The Russian co-winner of this year's Nobel Peace Prize has said Kremlin authorities told him to turn down the award.
Yan Rachinsky, who heads Memorial, said he was told not to accept the prize because the two other co-laureates - a Ukrainian human rights organisation and jailed Belarusian rights defender - were deemed "inappropriate".
Memorial is one of Russia's oldest civil rights groups, and was shut down by the government last year.
The Russian Foreign Ministry has been contacted for comment.
In an exclusive interview with the BBC's HARDtalk programme, Mr Rachinsky said his organisation had been advised to decline the award, but "naturally, we took no notice of this advice".
Despite threats to his safety, Mr Rachinsky said the work of Memorial remained essential.
"In today's Russia, no-one's personal safety can be guaranteed," he said. "Yes, many have been killed. But we know what impunity of the state leads to… We need to get out of this pit somehow."
Memorial has documented historical Soviet repression.
Its first chairman - Arseny Roginsky - was sent to Soviet labour camps for the so-called "anti-communist" study of history.
Announcing the prize winners, the Nobel Committee said that Memorial was founded on the idea that "confronting past crimes is essential in preventing new ones".
Mr Rachinsky called the committee's decision to award the prize to recipients in three different countries "remarkable".
He said it was proof "that civil society is not divided by national borders, that it is a single body working to solve common problems".
But the decision to include a Russian recipient has been controversial.
The woman who runs Ukraine's Center for Civil Liberties - another of the prize-winners - refused to be interviewed alongside Mr Rachinsky. The BBC spoke to them separately in Oslo.

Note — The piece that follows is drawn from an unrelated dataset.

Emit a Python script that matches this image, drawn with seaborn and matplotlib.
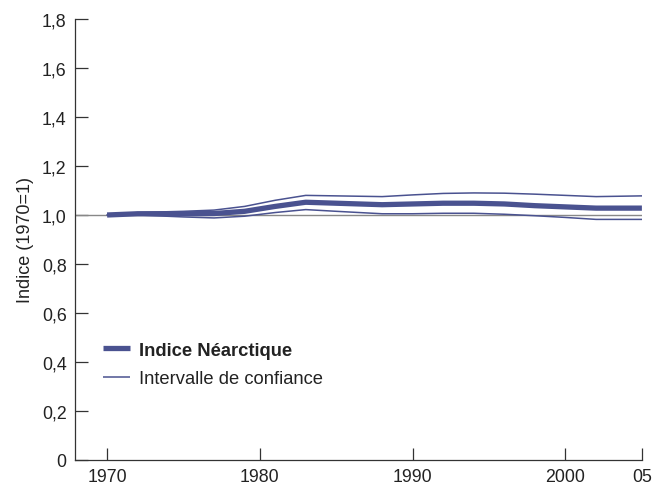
import pandas as pd
import matplotlib
matplotlib.use("Agg")
import matplotlib.pyplot as plt
import seaborn as sns

# Valeurs
years = [1970, 1972, 1975, 1977, 1979, 1981, 1983, 1985, 1988, 1990, 1992, 1994, 1996, 1998, 2000, 2002, 2005]
index_values = [1.000, 1.005, 1.005, 1.006, 1.015, 1.035, 1.052, 1.048, 1.042, 1.045, 1.048, 1.048, 1.045, 1.038, 1.033, 1.028, 1.028]
upper_ci = [1.000, 1.010, 1.015, 1.020, 1.035, 1.060, 1.080, 1.078, 1.075, 1.082, 1.088, 1.090, 1.089, 1.085, 1.080, 1.075, 1.078]
lower_ci = [1.000, 1.000, 0.992, 0.988, 0.995, 1.010, 1.022, 1.015, 1.005, 1.005, 1.007, 1.007, 1.003, 0.997, 0.990, 0.982, 0.982]

x_ticks = [1970, 1980, 1990, 2000, 2005]
x_tick_labels = ["1970", "1980", "1990", "2000", "05"]
y_ticks = [0, 0.2, 0.4, 0.6, 0.8, 1.0, 1.2, 1.4, 1.6, 1.8]
y_tick_labels = ["0", "0,2", "0,4", "0,6", "0,8", "1,0", "1,2", "1,4", "1,6", "1,8"]

df = pd.DataFrame({"Année": years, "Indice": index_values, "Haut": upper_ci, "Bas": lower_ci})

sns.set_style("ticks")
plt.rcParams["font.family"] = ["Liberation Sans", "DejaVu Sans"]

color = "#4a5290"
fig = plt.figure(figsize=(6.55, 4.85), dpi=100)
ax = fig.add_axes([0.1145, 0.0495, 0.8655, 0.9093])

# Ligne de référence à 1
ax.axhline(1.0, color="#888888", linewidth=1.0, zorder=1)

sns.lineplot(data=df, x="Année", y="Haut", ax=ax, color=color, linewidth=1.1, label="Intervalle de confiance", zorder=2)
sns.lineplot(data=df, x="Année", y="Bas", ax=ax, color=color, linewidth=1.1, label="_nolegend_", zorder=2)
sns.lineplot(data=df, x="Année", y="Indice", ax=ax, color=color, linewidth=3.8, label="Indice Néarctique",
             zorder=3, solid_capstyle="butt")

ax.set_xlim(1967.9, 2005)
ax.set_ylim(0, 1.8)
ax.set_xticks(x_ticks)
ax.set_xticklabels(x_tick_labels)
ax.set_yticks(y_ticks)
ax.set_yticklabels(y_tick_labels)
ax.tick_params(direction="in", length=9, width=0.9, color="#333333", labelsize=12.8, labelcolor="#222222", pad=6)
ax.set_xlabel("")
ax.set_ylabel("Indice (1970=1)", fontsize=13, color="#222222", labelpad=6)

for side in ["top", "right"]:
    ax.spines[side].set_visible(False)
for side in ["left", "bottom"]:
    ax.spines[side].set_linewidth(0.9)
    ax.spines[side].set_color("#333333")

# Légende : trait épais d'abord
handles, labels = ax.get_legend_handles_labels()
order = [labels.index("Indice Néarctique"), labels.index("Intervalle de confiance")]
leg = ax.legend([handles[i] for i in order], [labels[i] for i in order],
                loc="lower left", bbox_to_anchor=(0.02, 0.128), frameon=False,
                fontsize=13.2, handlelength=1.5, handletextpad=0.45, labelspacing=0.62)
leg.get_texts()[0].set_fontweight("bold")
for t in leg.get_texts():
    t.set_color("#222222")
for line in leg.get_lines():
    line.set_solid_capstyle("butt")

plt.savefig("out.png", dpi=100)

When asked why she wanted to do the interview separately, Oleksandra Matviichuk told HARDtalk: "Now we are in a war and we want to make the voice of Ukrainian human rights defenders tangible.
"So I am sure that regardless that we are doing separate interviews, we transmit and deliver the same messages."
The Center for Civil Liberties was recognized for its work promoting democracy in Ukraine and investigating alleged Russian war crimes in the country.
Despite refusing to speak beside her co-winner, Ms Matviichuk praised Mr Rachinsky's work and described Memorial as "our partner".
Memorial had helped the Ukrainian group for years, she said, adding she had "huge respect for all [her] Russian human rights colleagues" who work in difficult conditions.
She also warned that without proper accounting for Russian crimes, peace would not come to Eastern Europe.
Ms Matviichuk called for a new international tribunal to hold President Vladimir Putin and other Russians accountable for their actions in Ukraine, describing that the current system as insufficient.
"The question is, who will provide justice for hundreds of thousands of victims of the war crimes?" she asked.
She also accused Russia of using the war as a tool to achieve its geopolitical aims - and committing war crimes in order to win the conflict.
The third Nobel winner, Belarusian human rights defender Ales Bialiatski, has been in prison without trial in his home country since July last year.
He is the founder of the country's Viasna (Spring) Human Rights Centre, which was set up in 1996 in response to a brutal crackdown of street protests by Belarus's authoritarian leader Alexander Lukashenko.
Mr Bialiatski previously spent three years in prison and was released in 2014.
Ms Matviichuk described her co-laureate as "an extremely brave person, so he will continue this battle even in prison".